Pest Alert №15 — X-Files: Gray Leaf Spot in Chicago?
Beginning in early October, it seemed as if the usual melting out caused by Drechslera, Bipolaris and other leaf spot fungi was developing in Chicago’s rough height turfgrasses. Leaf spots are a normal event each spring and fall. Certain Kentucky bluegrass varieties (older ones) are highly susceptible.
Instead, after 24 hours of incubation, the distinctive spores of Pyricularia grisea were observed. This proved that gray leaf spot, a disease we have learned to expect in the transition zone each growing season (such as central Illinois), could also be impactful further north. We are talking all the way up into the north suburbs of Chicago. Impressive to say the least, because it was the third surprise of the 2021 growing season. The first surprise was my return to Chicago. The second was the appearance of fall army worms (though no real damage from that insect occurred in Chicago). X-Files stuff.
In the U.S., gray leaf spot is thought to be relatively rare in the northern most states. Gray leaf spot had not previously been identified in Chicago. For example in the 1990s gray leaf spot made its first appearance and decimated perennial ryegrass fairways and roughs (personal communication with Dr.
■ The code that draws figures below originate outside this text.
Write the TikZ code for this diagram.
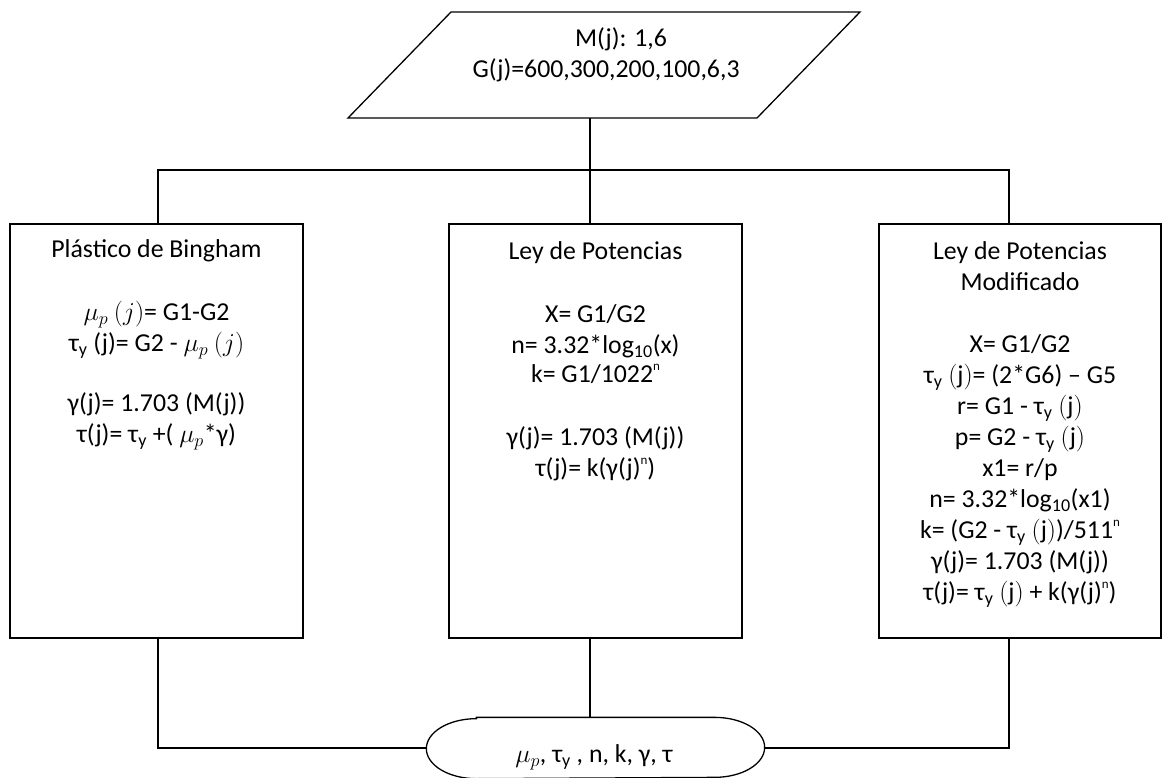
\documentclass[tikz,border=0pt]{standalone}
\usepackage{fix-cm}
\usepackage{fontspec}
\setmainfont{Carlito}
\newcommand{\tauy}{τ$_{\mathrm{y}}$}
\newcommand{\pw}[1]{\raisebox{0.5em}{\fontsize{13pt}{13pt}\selectfont #1}}
\begin{document}
\begin{tikzpicture}[x=1pt, y=1pt, line width=1.3pt,
    every node/.style={font=\fontsize{25.8pt}{31pt}\selectfont, inner sep=0pt},
    box/.style={rectangle, draw, minimum height=414pt},
    lines/.style={anchor=north, align=center}]
\useasboundingbox (0,0) rectangle (1164,-778);
% input data
\node[align=center] (input) at (606,-55) {\hspace*{30pt}M(j): 1,6\\G(j)=600,300,200,100,6,3};
\draw (451,-12) -- (860,-12) -- (757,-118) -- (348,-118) -- cycle;
\coordinate (inbot) at (590,-118);
\coordinate (split) at (590,-170);
% the three models
\node[box, minimum width=293pt] (bing) at (156.5,-431) {};
\node[box, minimum width=293pt] (ley) at (595.5,-431) {};
\node[box, minimum width=282pt] (mod) at (1020,-431) {};
\node[lines] (bingtxt) at ([yshift=-16pt]bing.north) {Plástico de Bingham\\[32pt]
    $\mu_p\ (j)$= G1-G2\\[0pt]
    \tauy{} (j)= G2 - $\mu_p\ (j)$\\[29pt]
    γ(j)= 1.703 (M(j))\\
    τ(j)= \tauy{} +( $\mu_p$*γ)};
\node[lines] (leytxt) at ([yshift=-18pt]ley.north) {Ley de Potencias\\[32pt]
    X= G1/G2\\
    n= 3.32*log\textsubscript{10}(x)\\[-2pt]
    k= G1/1022\pw{n}\\[32pt]
    γ(j)= 1.703 (M(j))\\
    τ(j)= k(γ(j)\pw{n})};
\node[lines] (modtxt) at ([yshift=-18pt]mod.north) {Ley de Potencias\\
    Modificado\\[31pt]
    X= G1/G2\\
    \tauy{} $(\mathrm{j})$= (2*G6) – G5\\
    r= G1 - \tauy{} $(\mathrm{j})$\\
    p= G2 - \tauy{} $(\mathrm{j})$\\
    x1= r/p\\
    n= 3.32*log\textsubscript{10}(x1)\\
    k= (G2 - \tauy{} $(\mathrm{j})$)/511\pw{n}\\
    γ(j)= 1.703 (M(j))\\
    τ(j)= \tauy{} $(\mathrm{j})$ + k(γ(j)\pw{n})};
% output
\node[minimum width=337pt, minimum height=60pt] (out) at (595.5,-748) {};
\draw ([xshift=50pt]out.north west) -- ([xshift=-50pt]out.north east)
    arc[start angle=90, end angle=-90, x radius=50pt, y radius=30pt]
    -- ([xshift=50pt]out.south west)
    arc[start angle=270, end angle=90, x radius=50pt, y radius=30pt] -- cycle;
\node (outtxt) at (594,-757) {$\mu_p$, τ$_{\mathrm{y}}$ , n, k, γ, τ};
% connectors
\draw (inbot) -- (split);
\draw ([xshift=1.5pt]bing.north) |- (split) -| ([xshift=-11pt]mod.north);
\draw (split) -- (split |- ley.north);
\draw ([xshift=1.5pt]bing.south) |- (out.west);
\draw ([xshift=-11pt]mod.south) |- (out.east);
\draw (split |- ley.south) -- (split |- out.north);
\end{tikzpicture}
\end{document}
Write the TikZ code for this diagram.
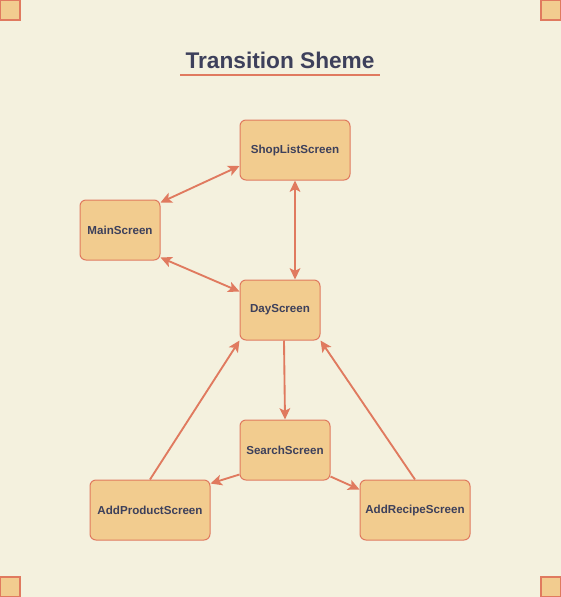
\documentclass[tikz,border=0pt]{standalone}
\usepackage{fontspec}
\setmainfont{Liberation Sans}
\usetikzlibrary{arrows.meta}
\definecolor{paper}{HTML}{F4F1DE}
\definecolor{boxfill}{HTML}{F2CC8F}
\definecolor{boxline}{HTML}{E07A5F}
\definecolor{ink}{HTML}{3D405B}
\tikzset{
	screen/.style={draw=boxline, fill=boxfill, rounded corners=4.5pt, line width=0.75pt,
		inner sep=0pt, text=ink, font=\fontsize{8.7}{10}\selectfont\bfseries},
	corner/.style={draw=boxline, fill=boxfill, line width=1.1pt},
	tip/.tip={Stealth[length=8.5pt,width=8pt,inset=2pt]},
	link/.style={draw=boxline, line width=1.4pt, -tip},
	both/.style={draw=boxline, line width=1.4pt, tip-tip}
}
\begin{document}
\begin{tikzpicture}[x=0.75pt, y=-0.75pt]
	        \fill [paper] (0, 0) rectangle (561, 597);
	        \useasboundingbox (0, 0) rectangle (561, 597);
	        
	        % corner marks
	        \draw [corner] (0.6, 0.6) rectangle (20, 20);
	        \draw [corner] (541, 0.6) rectangle (560.4, 20);
	        \draw [corner] (0.6, 577) rectangle (20, 596.4);
	        \draw [corner] (541, 577) rectangle (560.4, 596.4);
	        
	        % title
	        \node [inner sep=0pt, text=ink, font=\fontsize{17}{20}\selectfont\bfseries] at (280, 60) (title) {Transition Sheme};
	        \draw [boxline, line width=1.4pt] (180, 75) -- (380, 75);
	        
	        \node [screen, minimum width=82.5pt, minimum height=45pt] at (295, 150) (shop) {ShopListScreen};
	        \node [screen, minimum width=60pt, minimum height=45pt] at (120, 230) (main) {MainScreen};
	        \node [screen, minimum width=60pt, minimum height=45pt] at (280, 310) (day) {DayScreen};
	        \node [screen, minimum width=67.5pt, minimum height=45pt] at (285, 450) (search) {SearchScreen};
	        \node [screen, minimum width=90pt, minimum height=45pt] at (150, 510) (product) {AddProductScreen};
	        \node [screen, minimum width=82.5pt, minimum height=45pt] at (415, 510) (recipe) {AddRecipeScreen};
	        
	        % end points on the box edges
	        \path (main.north east) ++(0, 3) coordinate (m1);
	        \path (shop.west) ++(0, 16) coordinate (s1);
	        \path (main.south east) ++(0, -3) coordinate (m2);
	        \path (day.north west) ++(0, 12) coordinate (d1);
	        \path (day.south) ++(4, 0) coordinate (d2);
	        \path (search.south west) ++(0, -6) coordinate (s3);
	        \path (product.north east) ++(0, 4) coordinate (p1);
	        \path (search.south east) ++(0, -4) coordinate (s4);
	        \path (recipe.north west) ++(0, 10) coordinate (r1);
	        
	        \draw [both] (m1) -- (s1);
	        \draw [both] (m2) -- (d1);
	        \draw [both] (shop.south) -- (day.north -| shop.south);
	        \draw [link] (d2) -- (search.north);
	        \draw [link] (s3) -- (p1);
	        \draw [link] (s4) -- (r1);
	        \draw [link] (product.north) -- (day.south west);
	        \draw [link] (recipe.north) -- (day.south east);
        \end{tikzpicture}
\end{document}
Randy Kane). RK suggests Climate Change? Perhaps shifts in the weather from previous norms are to blame? For example, warm weather extended into the third week of October during the 2021 growing season.
The host negatively affected was no surprise. It was perennial ryegrass. A beautiful grass, but it comes with many issues as far as diseases go. Previously perennial ryegrass was known as the magnet for Pythium blight (P. aphanidermatum). To this day many golfers know one Latin word for fungal disease and they will say it with gusto “Pythium”. Nevertheless Pythium blight wasn’t the end of perennial ryegrass. It was a second. Use of perennial ryegrass in fairways largely ended because of gray leaf spot. It was the gray nail in the coffin so to speak. It then paved the way for expanded (tee to green) use of creeping bentgrass.